Two more things. First, the Supreme Court mentioned the federal system like this:

The United States Circuit Courts of Appeals deal with similar issues of consistency . . . and have generally determined that one panel of a United States Circuit Court of Appeals should not be in conflict with another within the same circuit.

Opinion at 21 (emphasis added).

Note the subject of that sentence. The Courts of Appeals are the ones that deal with the question of stare decisis in their own courts. And they are the ones that determined the applicable rule. The Washington Supreme Court’s own description of federal practice recognizes, implicitly, that federal practice was developed by the intermediate appellate courts themselves, generally without U.S. Supreme Court interference.

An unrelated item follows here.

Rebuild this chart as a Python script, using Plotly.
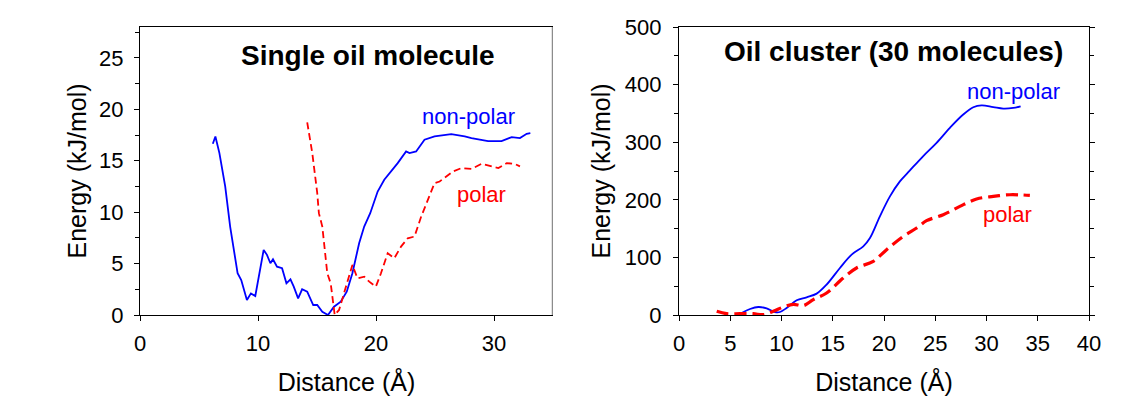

Second, the Supreme Court closes with this:

However, our current system of rigorous debate at the intermediate appellate level creates the best structure for the development of Washington common law.

Opinion at 23.

I agree. And this really seems to get to the heart of the Court’s decision. It’s not statutes or court rules or the state constitution doing the work here. The Court, in its supervisory role, has adopted what it views as the “best structure” for the Washington Court of Appeals. I think this probably is the best structure. But since no statute, rule, or provision of the constitution compels this result, I still would have preferred that the structure come from the legislature or the rulemaking process.

By a vote of 9-0, however, the Supreme Court disagreed. Oh well.